## Aim of the exercise
Reproduce, character for character, the lines below from the first through the one with "plt.rcParams['font.family'] = ['Lato', 'DejaVu". Leave pictures out.

(Lines of data)
##########
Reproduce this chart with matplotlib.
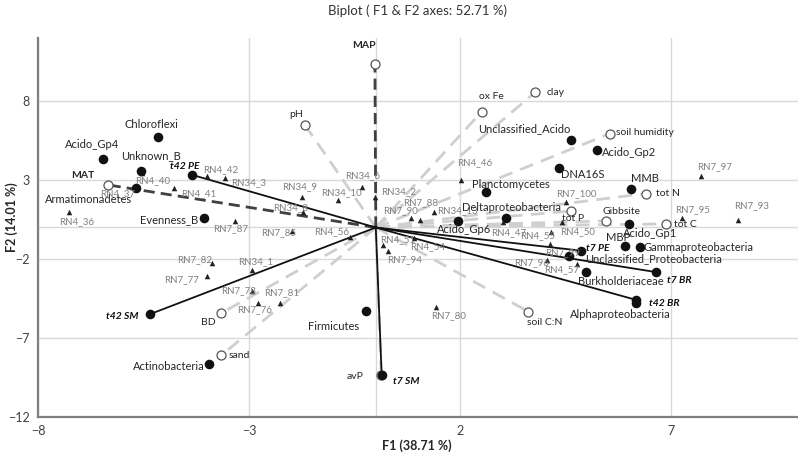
import matplotlib
matplotlib.use('Agg')
import matplotlib.pyplot as plt

plt.rcParams['font.family'] = ['Lato', 'DejaVu Sans']

# ---------------- data ----------------
species = ['Chloroflexi', 'Acido_Gp4', 'Unknown_B', 'Armatimonadetes', 'Evenness_B',
           'Unclassified_Acido', 'Acido_Gp2', 'DNA16S', 'MMB', 'Planctomycetes',
           'Deltaproteobacteria', 'Acido_Gp6', 'Acido_Gp1', 'MBP', 'Gammaproteobacteria',
           'Unclassified_Proteobacteria', 'Burkholderiaceae', 'Alphaproteobacteria',
           'Firmicutes', 'Actinobacteria']
species_x = [-5.16, -6.47, -5.56, -5.67, -4.06, 4.63, 5.24, 4.34, 6.05, 2.61,
             3.08, 1.95, 6.00, 5.91, 6.25, 4.58, 4.99, 6.16, -0.23, -3.96]
species_y = [5.70, 4.33, 3.59, 2.49, 0.63, 5.55, 4.90, 3.78, 2.45, 2.24,
             0.59, 0.42, 0.22, -1.20, -1.24, -1.79, -2.82, -4.78, -5.27, -8.63]

treatments = ['t42 PE', 't42 SM', 't7 SM', 't7 PE', 't7 BR', 't42 BR']
treat_x = [-4.36, -5.34, 0.14, 4.87, 6.63, 6.16]
treat_y = [3.34, -5.48, -9.37, -1.47, -2.82, -4.58]

env_vars = ['MAP', 'MAT', 'pH', 'ox Fe', 'clay', 'soil humidity', 'tot N', 'tot P',
            'Gibbsite', 'tot C', 'soil C:N', 'BD', 'sand', 'avP']
env_x = [-0.02, -6.35, -1.68, 2.51, 3.78, 5.55, 6.39, 4.63, 5.46, 6.88, 3.61, -3.66, -3.66, 0.13]
env_y = [10.36, 2.70, 6.50, 7.34, 8.57, 5.95, 2.15, 1.04, 0.42, 0.23, -5.32, -5.42, -8.10, -9.33]
env_strong = ['MAP', 'MAT']

samples = ['RN4_36', 'RN4_37', 'RN4_40', 'RN4_41', 'RN4_42', 'RN34_3', 'RN7_87', 'RN34_9',
           'RN34_10', 'RN34_6', 'RN34_2', 'RN34_8', 'RN7_85', 'RN4_56', 'RN7_90', 'RN7_88',
           'RN34_13', 'RN4_46', 'RN4_47', 'RN4_51', 'RN7_94', 'RN4_54', 'RN4_55', 'RN4_50',
           'RN7_100', 'RN7_99', 'RN7_96', 'RN4_57', 'RN7_97', 'RN7_95', 'RN7_93', 'RN34_1',
           'RN7_82', 'RN7_77', 'RN7_78', 'RN7_76', 'RN7_81', 'RN7_80']
sample_x = [-7.26, -6.34, -5.53, -4.77, -4.00, -3.58, -3.33, -1.75,
            -0.90, -0.32, -0.02, -1.72, -1.98, -0.61, 0.83, 1.38,
            1.05, 2.01, 3.02, 0.18, 0.30, 0.91, 4.16, 4.40,
            4.50, 4.12, 4.06, 4.77, 7.71, 7.25, 8.59, -2.92,
            -3.88, -4.00, -2.94, -2.78, -2.27, 1.42]
sample_y = [0.97, 2.64, 3.46, 2.49, 3.23, 3.16, 0.42, 1.92,
            1.71, 2.56, 1.92, 0.96, -0.19, -0.57, 0.57, 0.97,
            0.49, 3.02, 0.32, -1.08, -1.46, -0.67, -0.29, 0.32,
            1.63, -1.03, -2.04, -2.30, 3.27, 0.59, 0.49, -2.72,
            -2.25, -3.04, -3.99, -4.75, -4.75, -5.04]

x_ticks = [-8, -3, 2, 7]
y_ticks = [-12, -7, -2, 3, 8]
title = 'Biplot ( F1 & F2 axes: 52.71 %)'
xlabel = 'F1 (38.71 %)'
ylabel = 'F2 (14.01 %)'

# ---------------- label placement (pixel offsets, style only) ----------------
label_off = {
    'Chloroflexi': (-6, 13), 'Acido_Gp4': (-11, 15), 'Unknown_B': (10, 15),
    'Armatimonadetes': (-48, -11), 'Evenness_B': (-35, -2), 'Unclassified_Acido': (-47, 11),
    'Acido_Gp2': (32, -2), 'DNA16S': (24, -7), 'MMB': (14, 10), 'Planctomycetes': (25, 8),
    'Deltaproteobacteria': (6, 11), 'Acido_Gp6': (6, -9), 'Acido_Gp1': (21, -9),
    'MBP': (-7, 9), 'Gammaproteobacteria': (59, 0), 'Unclassified_Proteobacteria': (84, -3),
    'Burkholderiaceae': (34, -9), 'Alphaproteobacteria': (-16, -12), 'Firmicutes': (-33, -16),
    'Actinobacteria': (-40, -3),
    't42 PE': (-7, 8), 't42 SM': (-28, -2), 't7 SM': (25, -6), 't7 PE': (16, 2),
    't7 BR': (24, -8), 't42 BR': (28, -4),
    'MAP': (-11, 18), 'MAT': (-25, 9), 'pH': (-9, 10), 'ox Fe': (10, 15), 'clay': (20, 0),
    'soil humidity': (35, 1), 'tot N': (22, 0), 'tot P': (2, -7), 'Gibbsite': (15, 9),
    'tot C': (19, -1), 'soil C:N': (16, -11), 'BD': (-13, -9), 'sand': (18, 0), 'avP': (-26, -2),
    'RN4_36': (7, -9), 'RN4_37': (10, -8), 'RN4_40': (10, -8), 'RN4_41': (24, -5),
    'RN4_42': (14, 7), 'RN34_3': (24, -5), 'RN7_87': (-5, -8), 'RN34_9': (-2, 11),
    'RN34_10': (4, 8), 'RN34_6': (0, 11), 'RN34_2': (24, 6), 'RN34_8': (-12, 5),
    'RN7_85': (-14, -2), 'RN4_56': (-18, 5), 'RN7_90': (-10, 8), 'RN7_88': (-13, 10),
    'RN34_13': (37, 9), 'RN4_46': (14, 17), 'RN4_47': (5, -10), 'RN4_51': (14, 5),
    'RN7_94': (16, -9), 'RN4_54': (13, -9), 'RN4_55': (-14, -4), 'RN4_50': (16, -9),
    'RN7_100': (11, 8), 'RN7_99': (13, -9), 'RN7_96': (-16, -3), 'RN4_57': (-16, -6),
    'RN7_97': (13, 9), 'RN7_95': (11, 9), 'RN7_93': (13, 14), 'RN34_1': (3, 9),
    'RN7_82': (-17, 3), 'RN7_77': (-25, -4), 'RN7_78': (-13, 0), 'RN7_76': (-4, -7),
    'RN7_81': (2, 10), 'RN7_80': (13, -9),
}

W, H = 798, 455
fig = plt.figure(figsize=(W / 100, H / 100), dpi=100)
ax = fig.add_axes([38 / W, 38 / H, (W - 38) / W, 379 / H])
ax.set_xlim(-8, 10)
ax.set_ylim(-12, 12)
ax.set_xticks(x_ticks)
ax.set_yticks(y_ticks)
ax.grid(True, color='#d9d9d9', linewidth=1.0, zorder=0)
ax.axhline(0, color='#d9d9d9', linewidth=1.0, zorder=0)
ax.axvline(0, color='#d9d9d9', linewidth=1.0, zorder=0)
for s in ['top', 'right']:
    ax.spines[s].set_visible(False)
for s in ['left', 'bottom']:
    ax.spines[s].set_color('#7f7f7f')
    ax.spines[s].set_linewidth(1.6)
ax.tick_params(length=0, labelsize=9, colors='#404040', pad=6)
ax.set_axisbelow(True)

# vectors to environmental variables
for name, x, y in zip(env_vars, env_x, env_y):
    if name in env_strong:
        ax.plot([0, x], [0, y], color='#404040', lw=2.0, ls=(0, (4, 2.2)), zorder=3)
    else:
        ax.plot([0, x], [0, y], color='#cfcfcf', lw=2.0, ls=(0, (5, 3)), zorder=2)

# vectors to treatments
for x, y in zip(treat_x, treat_y):
    ax.plot([0, x], [0, y], color='#111111', lw=1.3, zorder=4)

# markers
ax.scatter(sample_x, sample_y, marker='^', s=16, color='#222222', zorder=5, linewidths=0)
ax.scatter(env_x, env_y, marker='o', s=42, facecolor='white', edgecolor='#555555',
           linewidths=0.9, zorder=6)
ax.scatter(species_x, species_y, marker='o', s=48, color='#111111', zorder=7, linewidths=0)
ax.scatter(treat_x, treat_y, marker='o', s=48, color='#111111', zorder=7, linewidths=0)

def lab(name, x, y, **kw):
    dx, dy = label_off.get(name, (0, 8))
    ax.annotate(name, (x, y), xytext=(dx, dy), textcoords='offset pixels',
                ha='center', va='center', zorder=8, **kw)

for n, x, y in zip(samples, sample_x, sample_y):
    lab(n, x, y, fontsize=7, color='#808080')
for n, x, y in zip(species, species_x, species_y):
    lab(n, x, y, fontsize=8, color='#262626')
for n, x, y in zip(env_vars, env_x, env_y):
    lab(n, x, y, fontsize=7.5, color='#262626',
        fontweight='bold' if n in env_strong else 'normal')
for n, x, y in zip(treatments, treat_x, treat_y):
    lab(n, x, y, fontsize=7.5, color='#111111', fontweight='bold', fontstyle='italic')

fig.text(418 / W, 1 - 11 / H, title, ha='center', va='center', fontsize=9.5, color='#333333')
fig.text(417 / W, 1 - 446 / H, xlabel, ha='center', va='center', fontsize=9,
         fontweight='bold', color='#262626')
fig.text(12 / W, 1 - 217 / H, ylabel, ha='center', va='center', fontsize=9,
         fontweight='bold', color='#262626', rotation=90)

fig.savefig('out.png', dpi=100)
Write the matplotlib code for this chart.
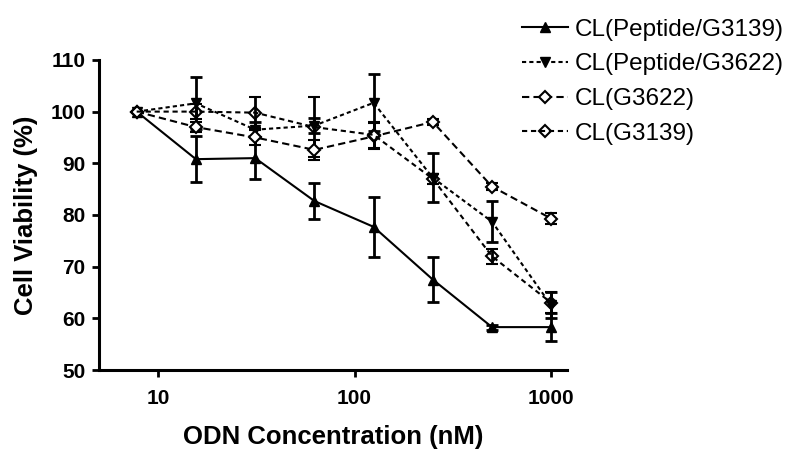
##########
## Answer to this problem
Reproduce this chart with matplotlib.
import matplotlib
matplotlib.use('Agg')
import matplotlib.pyplot as plt

plt.rcParams['font.family'] = ['Lato', 'DejaVu Sans']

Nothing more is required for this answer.